Unfortunately, the deeper failings of the genre can’t be remedied solely by Mitchell’s skillful presentation. Beneath the shiny, new packaging lurks the same old story and, as such, it suffers from the same lack of logic and cohesion. The inescapable irony of It Follows is that it doesn’t. Not narratively. Not thematically. Not aesthetically. It’s not that we need to know what the titular “It” is, or where it comes from, or why it feels compelled to stalk and slaughter sexually active teens. It’s a dark, unknowable, unnamable thing. And, in a horror film, that’s exactly what it should be. The problem is that what little we do understand about it makes it almost comedically absurd. (Take 30 seconds to write down all the questions you have about its abilities and limitations, and I guarantee you’ll be in hysterics before your time is up…) As an unstoppable preternatural force, it would be pathetically easy to outthink and outmaneuver, which makes the all too typical boneheaded behavior and questionable conclusions of our otherwise very believable characters that much more infuriating. The capable pacing and lush atmosphere are enough to distract from the gaping holes while you’re watching, but they become painfully apparent as soon as the credits roll. Some have suggested that the film’s dreamy ambience is enough to excuse these lapses, but there’s a difference between dream logic and illogic, and It Follows is ultimately less Lynch-ian than just lazy.

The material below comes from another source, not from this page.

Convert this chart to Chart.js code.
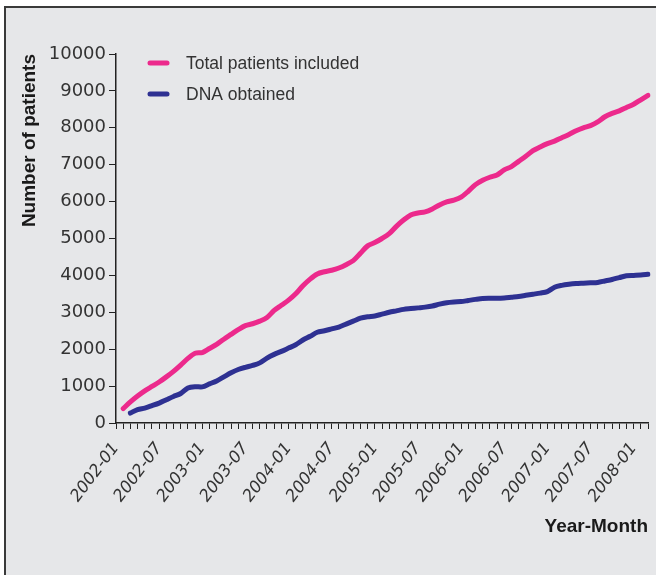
<!DOCTYPE html>
<html><head><meta charset="utf-8">
<script src="https://cdn.jsdelivr.net/npm/chart.js@4.4.0/dist/chart.umd.min.js"></script>
<style>
html,body{margin:0;padding:0;background:#fff;width:656px;height:575px;overflow:hidden;}
#frame{position:absolute;left:4px;top:6px;width:700px;height:620px;background:#e6e7e9;border-left:2px solid #3a3a3a;border-top:2px solid #3a3a3a;}
#c{position:absolute;left:0;top:0;}
</style></head><body>
<div id="frame"></div>
<canvas id="c" width="656" height="575"></canvas>
<script>
const months = [
 '2002-01','2002-02','2002-03','2002-04','2002-05','2002-06','2002-07','2002-08','2002-09','2002-10','2002-11','2002-12',
 '2003-01','2003-02','2003-03','2003-04','2003-05','2003-06','2003-07','2003-08','2003-09','2003-10','2003-11','2003-12',
 '2004-01','2004-02','2004-03','2004-04','2004-05','2004-06','2004-07','2004-08','2004-09','2004-10','2004-11','2004-12',
 '2005-01','2005-02','2005-03','2005-04','2005-05','2005-06','2005-07','2005-08','2005-09','2005-10','2005-11','2005-12',
 '2006-01','2006-02','2006-03','2006-04','2006-05','2006-06','2006-07','2006-08','2006-09','2006-10','2006-11','2006-12',
 '2007-01','2007-02','2007-03','2007-04','2007-05','2007-06','2007-07','2007-08','2007-09','2007-10','2007-11','2007-12',
 '2008-01','2008-02','2008-03'
];
const totalIncluded = [
 null,390,570,730,870,990,1110,1250,1400,1570,1750,1890,
 1910,2020,2130,2270,2400,2530,2640,2690,2760,2860,3050,3190,
 3330,3500,3720,3900,4040,4100,4140,4200,4290,4400,4600,4800,
 4890,5000,5130,5330,5500,5640,5690,5720,5800,5910,5990,6040,
 6120,6280,6460,6580,6660,6720,6860,6950,7090,7230,7380,7480,
 7570,7640,7730,7820,7920,8000,8060,8160,8300,8390,8460,8550,
 8640,8760,8880
];
const dnaObtained = [
 null,null,270,365,405,470,540,630,720,800,950,985,
 980,1060,1140,1250,1360,1450,1510,1560,1630,1760,1860,1940,
 2030,2120,2250,2350,2460,2500,2550,2600,2680,2760,2840,2880,
 2900,2950,3000,3040,3080,3100,3120,3140,3170,3220,3260,3280,
 3290,3320,3350,3375,3380,3380,3390,3410,3430,3460,3490,3520,
 3560,3680,3730,3760,3780,3790,3800,3810,3850,3890,3940,3990,
 4000,4010,4030
];
const yTicks = [0,1000,2000,3000,4000,5000,6000,7000,8000,9000,10000];
const shownMonthSuffixes = ['-01','-07'];

const insideLegend = {
  id:'insideLegend',
  afterDatasetsDraw(chart){
    const {ctx, chartArea:a} = chart;
    chart.data.datasets.forEach((ds,k)=>{
      const y = a.top + 9 + k*31;
      ctx.save();
      ctx.strokeStyle = ds.borderColor; ctx.lineWidth = 5; ctx.lineCap = 'round';
      ctx.beginPath(); ctx.moveTo(a.left+34, y); ctx.lineTo(a.left+51, y); ctx.stroke();
      ctx.fillStyle = '#333'; ctx.font = '17.5px "Liberation Sans"'; ctx.textBaseline = 'middle';
      ctx.fillText(ds.label, a.left+70, y+1);
      ctx.restore();
    });
  }
};

new Chart(document.getElementById('c'), {
  type:'line',
  data:{labels:months, datasets:[
    {label:'Total patients included', data:totalIncluded, borderColor:'#ec2a8c', borderWidth:5, pointRadius:0, tension:0.3, borderCapStyle:'round', borderJoinStyle:'round'},
    {label:'DNA obtained', data:dnaObtained, borderColor:'#2e3192', borderWidth:5, pointRadius:0, tension:0.3, borderCapStyle:'round', borderJoinStyle:'round'}
  ]},
  options:{
    responsive:false, animation:false, devicePixelRatio:1,
    layout:{padding:{left:0, top:54, right:8, bottom:0}},
    plugins:{legend:{display:false}, tooltip:{enabled:false}},
    scales:{
      x:{
        type:'category', offset:false,
        grid:{display:true, drawOnChartArea:false, drawTicks:true, tickLength:6, color:'#222', lineWidth:1},
        border:{display:true, color:'#222', width:1.5},
        ticks:{autoSkip:false, maxRotation:53, minRotation:53, padding:10, color:'#333',
          font:{family:'DejaVu Sans', size:16.5, style:'italic'},
          callback:function(v){const l=this.getLabelForValue(v); return shownMonthSuffixes.some(s=>l.endsWith(s)) ? l : '';}},
        title:{display:true, text:'Year-Month', align:'end', color:'#1a1a1a',
          font:{family:'Liberation Sans', size:19, weight:'bold'}, padding:{top:0,bottom:37}},
        afterFit(s){s.height=152; s.paddingLeft=0; s.paddingRight=0;}
      },
      y:{
        min:0, max:10000,
        afterBuildTicks(s){s.ticks = yTicks.map(v=>({value:v}));},
        ticks:{padding:3, color:'#333', font:{family:'DejaVu Sans', size:18}, callback:(v)=>String(v)},
        grid:{drawOnChartArea:false, drawTicks:true, tickLength:7, color:'#222'},
        border:{display:true, color:'#222', width:1.5},
        title:{display:true, text:'Number of patients', align:'end', color:'#1a1a1a',
          font:{family:'Liberation Sans', size:19, weight:'bold'}, padding:{top:18,bottom:0}},
        afterFit(s){s.width=116; s.paddingTop=0; s.paddingBottom=0;}
      }
    }
  },
  plugins:[insideLegend]
});
</script>
</body></html>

Most dispiritingly, despite the film’s arty veneer, it’s really not especially artful. Mitchell clearly wants to challenge the genophobia and misogyny endemic to the slasher genre, but lacks the courage of his convictions. His premise may be a laudable step up from the reactionary prudishness of his genre predecessors, but it’s not exactly sex-positive. As a “final girl,” Jay is unconventional due to her “sullied” status, but in all other respects, she’s as reassuringly wholesome (and as slow) as her precursors. Similarly, like his camera, Mitchell seems to be hovering hazily around themes relating to the loss of innocence, but there’s not enough coherence or coordination in his narrative, his allegory, his motifs, or even his compelling visual style for anything comprehensible to effectively emerge. Despite the superlative praise lavished upon it, It Follows is not particularly intelligent, or particularly deep. It’s not even particularly scary. Which is not to say that it’s not diverting, involving, or enjoyable. But it collapses utterly under the slightest scrutiny. It might be significantly better than your average slasher film, but let’s be honest: That’s not saying much.